> WORK REQUIRED
Would you repeat the listing exactly but omit every picture?

>> start

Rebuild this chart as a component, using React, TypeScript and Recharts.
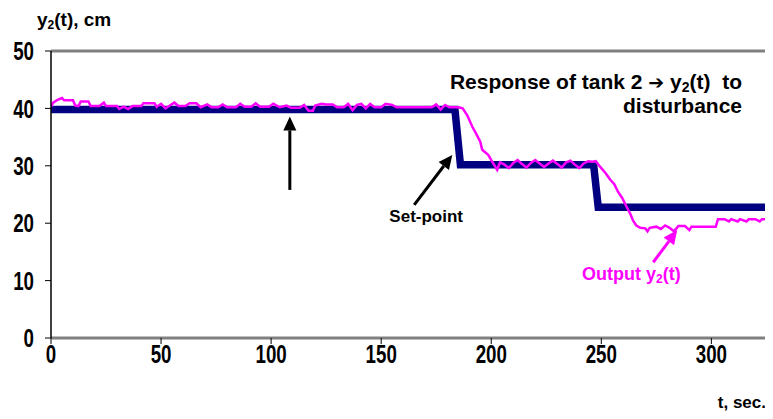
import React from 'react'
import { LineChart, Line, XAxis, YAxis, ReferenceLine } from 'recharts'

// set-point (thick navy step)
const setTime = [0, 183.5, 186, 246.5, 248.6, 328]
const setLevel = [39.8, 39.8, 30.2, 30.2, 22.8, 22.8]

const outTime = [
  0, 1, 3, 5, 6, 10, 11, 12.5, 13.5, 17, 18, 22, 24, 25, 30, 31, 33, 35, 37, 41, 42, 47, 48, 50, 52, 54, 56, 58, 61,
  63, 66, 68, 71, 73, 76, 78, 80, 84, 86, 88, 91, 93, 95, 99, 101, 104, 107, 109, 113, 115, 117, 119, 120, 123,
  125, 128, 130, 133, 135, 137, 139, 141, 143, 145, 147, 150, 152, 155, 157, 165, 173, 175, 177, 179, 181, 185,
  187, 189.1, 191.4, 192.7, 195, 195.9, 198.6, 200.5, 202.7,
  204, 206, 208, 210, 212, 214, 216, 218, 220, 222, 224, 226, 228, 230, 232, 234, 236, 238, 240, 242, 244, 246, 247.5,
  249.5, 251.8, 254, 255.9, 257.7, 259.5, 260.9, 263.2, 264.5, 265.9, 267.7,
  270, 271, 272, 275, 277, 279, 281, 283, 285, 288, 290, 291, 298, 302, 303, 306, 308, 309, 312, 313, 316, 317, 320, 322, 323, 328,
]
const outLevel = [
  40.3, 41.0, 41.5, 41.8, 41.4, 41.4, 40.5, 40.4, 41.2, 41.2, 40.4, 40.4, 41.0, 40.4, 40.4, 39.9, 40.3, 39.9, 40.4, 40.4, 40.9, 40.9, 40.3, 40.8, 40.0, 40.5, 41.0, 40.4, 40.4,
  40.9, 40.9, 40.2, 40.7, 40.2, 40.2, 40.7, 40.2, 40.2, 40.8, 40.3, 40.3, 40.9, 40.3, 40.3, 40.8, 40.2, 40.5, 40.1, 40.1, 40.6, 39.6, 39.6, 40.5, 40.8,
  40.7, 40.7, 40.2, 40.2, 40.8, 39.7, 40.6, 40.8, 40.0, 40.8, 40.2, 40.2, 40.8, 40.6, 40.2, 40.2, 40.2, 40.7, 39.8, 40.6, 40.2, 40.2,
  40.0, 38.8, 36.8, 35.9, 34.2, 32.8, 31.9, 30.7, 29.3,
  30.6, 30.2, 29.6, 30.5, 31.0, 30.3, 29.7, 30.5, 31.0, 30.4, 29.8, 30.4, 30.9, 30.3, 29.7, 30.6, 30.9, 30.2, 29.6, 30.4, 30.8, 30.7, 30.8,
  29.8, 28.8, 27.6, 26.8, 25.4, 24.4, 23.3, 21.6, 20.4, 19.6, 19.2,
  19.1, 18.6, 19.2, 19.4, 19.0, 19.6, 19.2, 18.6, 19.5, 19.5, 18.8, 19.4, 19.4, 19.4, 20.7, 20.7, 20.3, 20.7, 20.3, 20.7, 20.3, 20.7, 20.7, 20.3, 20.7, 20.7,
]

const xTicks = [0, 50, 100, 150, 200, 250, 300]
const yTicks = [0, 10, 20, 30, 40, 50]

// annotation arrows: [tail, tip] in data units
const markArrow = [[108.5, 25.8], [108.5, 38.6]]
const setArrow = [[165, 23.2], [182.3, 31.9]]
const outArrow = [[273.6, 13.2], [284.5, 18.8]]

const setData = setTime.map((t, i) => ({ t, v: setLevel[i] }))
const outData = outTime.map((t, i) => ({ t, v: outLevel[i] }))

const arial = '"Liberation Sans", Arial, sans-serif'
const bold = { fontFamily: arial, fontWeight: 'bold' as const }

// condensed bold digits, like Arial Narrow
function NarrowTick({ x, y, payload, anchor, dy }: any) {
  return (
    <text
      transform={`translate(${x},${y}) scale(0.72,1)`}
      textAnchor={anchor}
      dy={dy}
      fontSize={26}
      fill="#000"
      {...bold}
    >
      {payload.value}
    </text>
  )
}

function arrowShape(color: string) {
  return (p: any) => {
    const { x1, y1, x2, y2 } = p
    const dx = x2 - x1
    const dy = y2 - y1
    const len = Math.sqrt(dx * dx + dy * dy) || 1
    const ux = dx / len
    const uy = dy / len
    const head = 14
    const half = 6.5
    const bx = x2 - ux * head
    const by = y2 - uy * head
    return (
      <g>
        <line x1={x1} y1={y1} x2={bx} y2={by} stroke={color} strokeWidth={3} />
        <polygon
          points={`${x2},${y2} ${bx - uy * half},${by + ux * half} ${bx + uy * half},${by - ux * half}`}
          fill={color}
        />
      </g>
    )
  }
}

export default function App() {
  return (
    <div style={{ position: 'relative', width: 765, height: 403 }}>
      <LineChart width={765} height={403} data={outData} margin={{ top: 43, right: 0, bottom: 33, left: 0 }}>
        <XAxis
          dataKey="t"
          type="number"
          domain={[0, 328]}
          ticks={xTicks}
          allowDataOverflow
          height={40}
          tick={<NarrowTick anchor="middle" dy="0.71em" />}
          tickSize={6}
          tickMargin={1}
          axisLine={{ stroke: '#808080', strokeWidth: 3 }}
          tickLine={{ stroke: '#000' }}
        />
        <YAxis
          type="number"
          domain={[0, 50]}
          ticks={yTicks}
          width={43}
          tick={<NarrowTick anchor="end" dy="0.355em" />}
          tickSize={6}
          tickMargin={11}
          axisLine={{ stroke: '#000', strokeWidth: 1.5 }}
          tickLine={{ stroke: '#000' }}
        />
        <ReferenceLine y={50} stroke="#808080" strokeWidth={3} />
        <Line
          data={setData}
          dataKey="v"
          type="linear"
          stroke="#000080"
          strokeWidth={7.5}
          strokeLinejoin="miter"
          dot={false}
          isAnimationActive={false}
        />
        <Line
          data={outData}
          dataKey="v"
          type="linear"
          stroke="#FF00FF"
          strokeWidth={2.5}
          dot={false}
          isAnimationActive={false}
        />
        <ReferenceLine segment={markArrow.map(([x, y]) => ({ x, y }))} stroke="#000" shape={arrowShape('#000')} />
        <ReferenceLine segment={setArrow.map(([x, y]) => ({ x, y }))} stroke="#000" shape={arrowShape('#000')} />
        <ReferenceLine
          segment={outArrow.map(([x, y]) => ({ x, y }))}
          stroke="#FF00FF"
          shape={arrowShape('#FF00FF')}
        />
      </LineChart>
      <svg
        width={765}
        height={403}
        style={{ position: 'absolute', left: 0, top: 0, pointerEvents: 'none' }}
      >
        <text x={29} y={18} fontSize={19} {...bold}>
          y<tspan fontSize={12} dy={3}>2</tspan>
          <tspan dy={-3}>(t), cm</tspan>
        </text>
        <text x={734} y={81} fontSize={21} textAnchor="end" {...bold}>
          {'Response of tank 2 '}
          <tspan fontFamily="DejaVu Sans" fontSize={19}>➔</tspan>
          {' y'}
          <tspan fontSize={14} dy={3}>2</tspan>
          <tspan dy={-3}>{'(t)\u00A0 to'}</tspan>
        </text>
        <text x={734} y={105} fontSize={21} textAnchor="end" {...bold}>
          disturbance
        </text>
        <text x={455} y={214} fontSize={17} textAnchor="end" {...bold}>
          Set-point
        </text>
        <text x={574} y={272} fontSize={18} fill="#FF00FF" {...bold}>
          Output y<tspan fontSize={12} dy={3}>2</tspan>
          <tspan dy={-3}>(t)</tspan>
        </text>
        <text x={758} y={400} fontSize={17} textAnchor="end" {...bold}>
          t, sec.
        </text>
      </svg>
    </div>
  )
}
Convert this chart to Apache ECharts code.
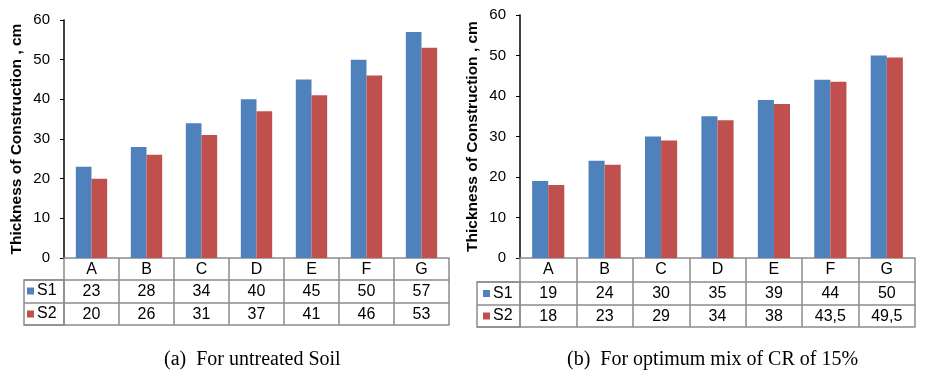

>> end

> TASK RESPONSE
Rebuild this chart as a component, using React, TypeScript and Recharts.
import React from 'react'
import { LineChart, Line, XAxis, YAxis, ReferenceLine } from 'recharts'

// set-point (thick navy step)
const setTime = [0, 183.5, 186, 246.5, 248.6, 328]
const setLevel = [39.8, 39.8, 30.2, 30.2, 22.8, 22.8]

const outTime = [
  0, 1, 3, 5, 6, 10, 11, 12.5, 13.5, 17, 18, 22, 24, 25, 30, 31, 33, 35, 37, 41, 42, 47, 48, 50, 52, 54, 56, 58, 61,
  63, 66, 68, 71, 73, 76, 78, 80, 84, 86, 88, 91, 93, 95, 99, 101, 104, 107, 109, 113, 115, 117, 119, 120, 123,
  125, 128, 130, 133, 135, 137, 139, 141, 143, 145, 147, 150, 152, 155, 157, 165, 173, 175, 177, 179, 181, 185,
  187, 189.1, 191.4, 192.7, 195, 195.9, 198.6, 200.5, 202.7,
  204, 206, 208, 210, 212, 214, 216, 218, 220, 222, 224, 226, 228, 230, 232, 234, 236, 238, 240, 242, 244, 246, 247.5,
  249.5, 251.8, 254, 255.9, 257.7, 259.5, 260.9, 263.2, 264.5, 265.9, 267.7,
  270, 271, 272, 275, 277, 279, 281, 283, 285, 288, 290, 291, 298, 302, 303, 306, 308, 309, 312, 313, 316, 317, 320, 322, 323, 328,
]
const outLevel = [
  40.3, 41.0, 41.5, 41.8, 41.4, 41.4, 40.5, 40.4, 41.2, 41.2, 40.4, 40.4, 41.0, 40.4, 40.4, 39.9, 40.3, 39.9, 40.4, 40.4, 40.9, 40.9, 40.3, 40.8, 40.0, 40.5, 41.0, 40.4, 40.4,
  40.9, 40.9, 40.2, 40.7, 40.2, 40.2, 40.7, 40.2, 40.2, 40.8, 40.3, 40.3, 40.9, 40.3, 40.3, 40.8, 40.2, 40.5, 40.1, 40.1, 40.6, 39.6, 39.6, 40.5, 40.8,
  40.7, 40.7, 40.2, 40.2, 40.8, 39.7, 40.6, 40.8, 40.0, 40.8, 40.2, 40.2, 40.8, 40.6, 40.2, 40.2, 40.2, 40.7, 39.8, 40.6, 40.2, 40.2,
  40.0, 38.8, 36.8, 35.9, 34.2, 32.8, 31.9, 30.7, 29.3,
  30.6, 30.2, 29.6, 30.5, 31.0, 30.3, 29.7, 30.5, 31.0, 30.4, 29.8, 30.4, 30.9, 30.3, 29.7, 30.6, 30.9, 30.2, 29.6, 30.4, 30.8, 30.7, 30.8,
  29.8, 28.8, 27.6, 26.8, 25.4, 24.4, 23.3, 21.6, 20.4, 19.6, 19.2,
  19.1, 18.6, 19.2, 19.4, 19.0, 19.6, 19.2, 18.6, 19.5, 19.5, 18.8, 19.4, 19.4, 19.4, 20.7, 20.7, 20.3, 20.7, 20.3, 20.7, 20.3, 20.7, 20.7, 20.3, 20.7, 20.7,
]

const xTicks = [0, 50, 100, 150, 200, 250, 300]
const yTicks = [0, 10, 20, 30, 40, 50]

// annotation arrows: [tail, tip] in data units
const markArrow = [[108.5, 25.8], [108.5, 38.6]]
const setArrow = [[165, 23.2], [182.3, 31.9]]
const outArrow = [[273.6, 13.2], [284.5, 18.8]]

const setData = setTime.map((t, i) => ({ t, v: setLevel[i] }))
const outData = outTime.map((t, i) => ({ t, v: outLevel[i] }))

const arial = '"Liberation Sans", Arial, sans-serif'
const bold = { fontFamily: arial, fontWeight: 'bold' as const }

// condensed bold digits, like Arial Narrow
function NarrowTick({ x, y, payload, anchor, dy }: any) {
  return (
    <text
      transform={`translate(${x},${y}) scale(0.72,1)`}
      textAnchor={anchor}
      dy={dy}
      fontSize={26}
      fill="#000"
      {...bold}
    >
      {payload.value}
    </text>
  )
}

function arrowShape(color: string) {
  return (p: any) => {
    const { x1, y1, x2, y2 } = p
    const dx = x2 - x1
    const dy = y2 - y1
    const len = Math.sqrt(dx * dx + dy * dy) || 1
    const ux = dx / len
    const uy = dy / len
    const head = 14
    const half = 6.5
    const bx = x2 - ux * head
    const by = y2 - uy * head
    return (
      <g>
        <line x1={x1} y1={y1} x2={bx} y2={by} stroke={color} strokeWidth={3} />
        <polygon
          points={`${x2},${y2} ${bx - uy * half},${by + ux * half} ${bx + uy * half},${by - ux * half}`}
          fill={color}
        />
      </g>
    )
  }
}

export default function App() {
  return (
    <div style={{ position: 'relative', width: 765, height: 403 }}>
      <LineChart width={765} height={403} data={outData} margin={{ top: 43, right: 0, bottom: 33, left: 0 }}>
        <XAxis
          dataKey="t"
          type="number"
          domain={[0, 328]}
          ticks={xTicks}
          allowDataOverflow
          height={40}
          tick={<NarrowTick anchor="middle" dy="0.71em" />}
          tickSize={6}
          tickMargin={1}
          axisLine={{ stroke: '#808080', strokeWidth: 3 }}
          tickLine={{ stroke: '#000' }}
        />
        <YAxis
          type="number"
          domain={[0, 50]}
          ticks={yTicks}
          width={43}
          tick={<NarrowTick anchor="end" dy="0.355em" />}
          tickSize={6}
          tickMargin={11}
          axisLine={{ stroke: '#000', strokeWidth: 1.5 }}
          tickLine={{ stroke: '#000' }}
        />
        <ReferenceLine y={50} stroke="#808080" strokeWidth={3} />
        <Line
          data={setData}
          dataKey="v"
          type="linear"
          stroke="#000080"
          strokeWidth={7.5}
          strokeLinejoin="miter"
          dot={false}
          isAnimationActive={false}
        />
        <Line
          data={outData}
          dataKey="v"
          type="linear"
          stroke="#FF00FF"
          strokeWidth={2.5}
          dot={false}
          isAnimationActive={false}
        />
        <ReferenceLine segment={markArrow.map(([x, y]) => ({ x, y }))} stroke="#000" shape={arrowShape('#000')} />
        <ReferenceLine segment={setArrow.map(([x, y]) => ({ x, y }))} stroke="#000" shape={arrowShape('#000')} />
        <ReferenceLine
          segment={outArrow.map(([x, y]) => ({ x, y }))}
          stroke="#FF00FF"
          shape={arrowShape('#FF00FF')}
        />
      </LineChart>
      <svg
        width={765}
        height={403}
        style={{ position: 'absolute', left: 0, top: 0, pointerEvents: 'none' }}
      >
        <text x={29} y={18} fontSize={19} {...bold}>
          y<tspan fontSize={12} dy={3}>2</tspan>
          <tspan dy={-3}>(t), cm</tspan>
        </text>
        <text x={734} y={81} fontSize={21} textAnchor="end" {...bold}>
          {'Response of tank 2 '}
          <tspan fontFamily="DejaVu Sans" fontSize={19}>➔</tspan>
          {' y'}
          <tspan fontSize={14} dy={3}>2</tspan>
          <tspan dy={-3}>{'(t)\u00A0 to'}</tspan>
        </text>
        <text x={734} y={105} fontSize={21} textAnchor="end" {...bold}>
          disturbance
        </text>
        <text x={455} y={214} fontSize={17} textAnchor="end" {...bold}>
          Set-point
        </text>
        <text x={574} y={272} fontSize={18} fill="#FF00FF" {...bold}>
          Output y<tspan fontSize={12} dy={3}>2</tspan>
          <tspan dy={-3}>(t)</tspan>
        </text>
        <text x={758} y={400} fontSize={17} textAnchor="end" {...bold}>
          t, sec.
        </text>
      </svg>
    </div>
  )
}
Convert this chart to Apache ECharts code.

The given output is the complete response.